Objective
If a particular job fails, it should be resubmitted from the top after a 5-minute delay.
Solution
Take the following steps:
1. When you define the job, use a NOTIFY statement that identifies the Alert to be triggered if the job fails. For example:
JOB A
NOTIFY FAILURE ALERT(BAD)
RUN ANYDAY
ENDJOB
2. Define the Alert using the ALERTDEF command or initialization parameter. For example:
OPER ALERTDEF ADD ID(BAD) EVENT(CYBER.RESUB_JOB)
3. Set up the Alert Procedure and Event. The Alert Event invokes the following Procedure:
IF ESPREEXEC#=0 THEN DO
SEND '%MNJOB HAS FAILED WITH %MNCMPC' U(*)
SEND 'AUTOMATIC RESUBMISSION IN 5 MINUTES' U(*)
REEXEC IN(5)
ENDDO
ELSE ESP AJ %MNJOB RESUB APPL(%MNAPPL..%MNAPPLGEN)
Explanation
When the Alert Procedure is invoked, the ESPREEXEC# variable is 0. Two SEND messages are sent to the user. The Procedure is then scheduled to re-execute 5 minutes later. At that time, ESPREEXEC# is 1, and an AJ command resubmits the failed job.
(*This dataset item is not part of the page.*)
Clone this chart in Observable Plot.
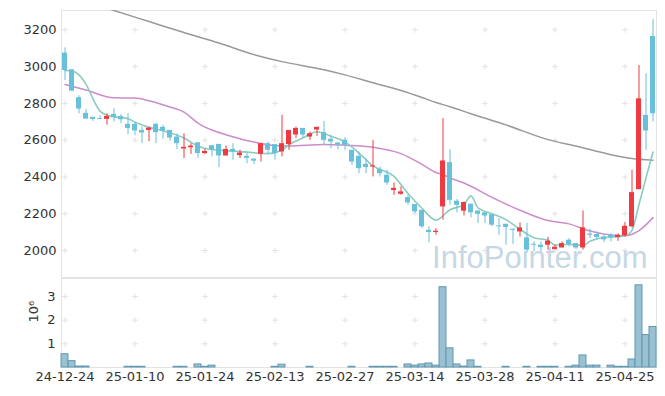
<!DOCTYPE html>
<html><head><meta charset="utf-8">
<script src="https://cdn.jsdelivr.net/npm/d3@7"></script>
<script src="https://cdn.jsdelivr.net/npm/@observablehq/plot@0.6"></script>
<style>
body{margin:0;background:#fff;}
#chart{width:665px;height:396px;overflow:hidden;}
#chart svg{display:block;}
#chart svg.vol{margin-top:-1px;}
</style></head><body><div id="chart"></div>
<script>
// Trading days (yy-mm-dd)
const dates = ["24-12-24","24-12-26","24-12-27","24-12-30","25-01-02","25-01-03","25-01-06","25-01-07","25-01-08","25-01-09",
"25-01-10","25-01-13","25-01-14","25-01-15","25-01-16","25-01-17","25-01-20","25-01-21","25-01-22","25-01-23",
"25-01-24","25-01-31","25-02-03","25-02-04","25-02-05","25-02-06","25-02-07","25-02-10","25-02-11","25-02-12",
"25-02-13","25-02-14","25-02-17","25-02-18","25-02-19","25-02-20","25-02-21","25-02-24","25-02-25","25-02-26",
"25-02-27","25-02-28","25-03-04","25-03-05","25-03-06","25-03-07","25-03-10","25-03-11","25-03-12","25-03-13",
"25-03-14","25-03-17","25-03-18","25-03-19","25-03-20","25-03-21","25-03-24","25-03-25","25-03-26","25-03-27",
"25-03-28","25-03-31","25-04-01","25-04-02","25-04-03","25-04-04","25-04-07","25-04-08","25-04-09","25-04-10",
"25-04-11","25-04-14","25-04-15","25-04-16","25-04-17","25-04-18","25-04-21","25-04-22","25-04-23","25-04-24",
"25-04-25","25-04-28","25-04-29","25-04-30","25-05-02"];
const xTickLabels = ["24-12-24","25-01-10","25-01-24","25-02-13","25-02-27","25-03-14","25-03-28","25-04-11","25-04-25"];
const yTicks = [2000,2200,2400,2600,2800,3000,3200];
const volTicks = [1e6,2e6,3e6];

const open  = [3073,2983,2831,2746,2724,2718,2713,2740,2728,2686, 2686,2653,2653,2686,2670,2653,2617,2552,2559,2586,
 2527,2570,2577,2514,2550,2516,2512,2497,2523,2581, 2576,2536,2576,2628,2664,2617,2655,2641,2605,2585,
 2599,2545,2512,2469,2454,2440,2409,2326,2306,2288, 2250,2219,2110,2098,2237,2478,2268,2214,2252,2215,
 2205,2195,2134,2143,2116,2101,2069,2034,2029,2029, 2005,2014,2056,2038,2014,2090,2087,2074,2083,2071,
 2080,2129,2331,2735,3164];
const high  = [3102,2983,2842,2766,2724,2733,2744,2771,2740,2744, 2697,2671,2668,2693,2681,2653,2635,2635,2581,2586,
 2550,2570,2577,2568,2581,2545,2527,2498,2581,2590, 2576,2735,2653,2671,2664,2644,2670,2702,2626,2585,
 2612,2545,2536,2500,2599,2454,2436,2367,2346,2300, 2250,2219,2129,2119,2717,2548,2277,2264,2252,2215,
 2205,2195,2174,2143,2116,2150,2147,2047,2047,2072, 2030,2047,2065,2038,2215,2116,2101,2087,2092,2090,
 2152,2436,3006,2961,3256];
const low   = [2924,2862,2744,2715,2702,2713,2681,2699,2690,2630, 2624,2581,2592,2581,2605,2595,2548,2500,2523,2501,
 2521,2509,2451,2514,2491,2500,2472,2467,2481,2527, 2491,2509,2545,2608,2608,2599,2621,2572,2554,2548,
 2545,2463,2418,2418,2400,2400,2355,2300,2300,2246, 2201,2120,2042,2083,2165,2246,2205,2188,2177,2147,
 2147,2129,2083,2029,2034,2074,1987,1993,1993,2002, 2005,2014,2020,2005,2002,2065,2056,2043,2047,2050,
 2074,2123,2331,2544,2699];
const close = [2979,2867,2769,2715,2713,2713,2729,2722,2711,2664, 2650,2639,2666,2641,2650,2612,2581,2561,2568,2527,
 2539,2547,2514,2550,2536,2530,2501,2486,2581,2545, 2527,2581,2653,2664,2628,2635,2670,2599,2590,2574,
 2572,2481,2445,2451,2460,2418,2367,2338,2319,2259, 2210,2129,2098,2105,2487,2273,2246,2261,2205,2197,
 2188,2138,2129,2125,2110,2123,2002,2029,2016,2051, 2018,2038,2033,2014,2123,2083,2071,2058,2071,2083,
 2132,2315,2825,2650,2744];
const volume = [560000,270000,40000,40000,0,0,0,0,0,30000, 30000,30000,0,0,0,0,30000,30000,0,130000,
 30000,80000,0,0,0,0,0,0,0,0, 30000,120000,0,0,0,30000,0,0,0,0,
 0,30000,0,0,30000,30000,30000,30000,0,130000, 80000,130000,170000,80000,3390000,810000,130000,40000,300000,30000,
 0,0,0,30000,0,0,30000,0,30000,30000, 30000,0,30000,80000,510000,80000,80000,0,80000,30000,
 30000,340000,3470000,1370000,1710000];

// Moving averages (day index, value)
const ma5Days   = [0,1,2,3,4,5,6,7,9,10,12,14,15,17,19,21,23,26,29,31,32,34,36,38,40,42,44,47,49,51,53,55,57,58,59,61,63,65,67,69,70,72,74,75,77,79,80,81,82,83,84];
const ma5Values = [2979,2976,2955,2905,2825,2758,2737,2728,2717,2698,2671,2651,2640,2612,2567,2549,2543,2535,2527,2545,2575,2613,2646,2621,2591,2530,2460,2403,2310,2230,2165,2222,2250,2297,2232,2200,2168,2115,2070,2056,2030,2033,2029,2050,2071,2075,2080,2110,2250,2395,2536];
const ma20Days   = [0,3,7,10,12,15,17,19,21,23,27,30,32,37,40,44,48,51,53,54,55,57,61,65,69,72,75,78,80,82,84];
const ma20Values = [2903,2873,2830,2829,2814,2780,2753,2693,2655,2630,2590,2571,2568,2577,2573,2562,2527,2468,2424,2412,2395,2367,2289,2219,2163,2145,2106,2084,2080,2108,2179];
const ma60Days   = [0,3,7,12,17,22,27,31,37,40,44,48,51,53,55,58,63,69,73,78,81,84];
const ma60Values = [3390,3355,3305,3245,3185,3128,3065,3027,2983,2955,2912,2870,2832,2805,2782,2744,2683,2603,2568,2521,2500,2491];

const RED = "#ee3a40", BLUE = "#68c0da";
const candles = dates.map((d, i) => ({date: d, open: open[i], high: high[i], low: low[i], close: close[i], vol: volume[i]}));
const colorOf = d => d.close >= d.open ? RED : BLUE;
const toLine = (days, vals) => days.map((k, j) => ({date: dates[k], v: vals[j]}));
const ma5 = toLine(ma5Days, ma5Values), ma20 = toLine(ma20Days, ma20Values), ma60 = toLine(ma60Days, ma60Values);

const baseStyle = {fontFamily: "DejaVu Sans, sans-serif", fontSize: "13px", color: "#333", background: "#fff", overflow: "visible"};
const gridPlus = {symbol: "plus", r: 2, stroke: "#e2e2e2", strokeWidth: 1};

const main = Plot.plot({
  width: 665, height: 278, marginTop: 10, marginBottom: 0, marginLeft: 61, marginRight: 9,
  style: baseStyle,
  x: {type: "band", domain: dates, padding: 0, axis: null},
  y: {domain: [1848, 3305], ticks: yTicks, tickFormat: d => String(d), tickSize: 0, tickPadding: 5, label: null},
  color: {type: "identity"},
  marks: [
    Plot.frame({stroke: "#e3e3e3"}),
    Plot.dot(d3.cross(xTickLabels, yTicks), {x: d => d[0], y: d => d[1], ...gridPlus}),
    Plot.text(["InfoPointer.com"], {frameAnchor: "bottom-right", dx: -9, dy: -11, lineAnchor: "bottom", fontFamily: "Liberation Sans, Arial, sans-serif", fontSize: 31, fill: "#c6d8e3"}),
    Plot.line(ma60, {x: "date", y: "v", stroke: "#999999", strokeWidth: 1.5, curve: "monotone-x", clip: true}),
    Plot.line(ma20, {x: "date", y: "v", stroke: "#cc8ccb", strokeWidth: 1.5, curve: "monotone-x", clip: true}),
    Plot.line(ma5, {x: "date", y: "v", stroke: "#8ccbbf", strokeWidth: 1.6, curve: "monotone-x", clip: true}),
    Plot.ruleX(candles, {x: "date", y1: "low", y2: "high", stroke: colorOf, strokeWidth: 1}),
    Plot.barY(candles, {x: "date", y1: "open", y2: "close", fill: colorOf, insetLeft: 1, insetRight: 1})
  ]
});

const vol = Plot.plot({
  width: 665, height: 119, marginTop: 0, marginBottom: 29, marginLeft: 61, marginRight: 9,
  style: baseStyle,
  x: {type: "band", domain: dates, padding: 0, ticks: xTickLabels, tickSize: 0, tickPadding: 4, label: null},
  y: {domain: [0, 3.8e6], ticks: volTicks, tickFormat: d => String(d / 1e6), tickSize: 0, tickPadding: 6, label: null},
  marks: [
    Plot.frame({stroke: "#e3e3e3"}),
    Plot.dot(d3.cross(xTickLabels, volTicks), {x: d => d[0], y: d => d[1], ...gridPlus}),
    Plot.barY(candles.filter(d => d.vol > 0), {x: "date", y: "vol", fill: "#8fbacd", fillOpacity: 0.9, stroke: "#6399b3", strokeWidth: 1}),
    Plot.text(["10⁶"], {frameAnchor: "left", dx: -28, rotate: -90, fill: "#333", fontSize: 13})
  ]
});
vol.classList.add("vol");

document.getElementById("chart").append(main, vol);
</script>
</body></html>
Monitor variables are used to ensure the job is resubmitted in the correct generation (MNAPPLGEN) of the correct Application (MNAPPL).
Variation
Another approach is to have the Alert Procedure build a one-job Application that contains a link with a DELAYSUB time of NOW PLUS 5 MINUTES. The link can issue the ESP AJ command to resubmit the failed job when the DELAYSUB time is met.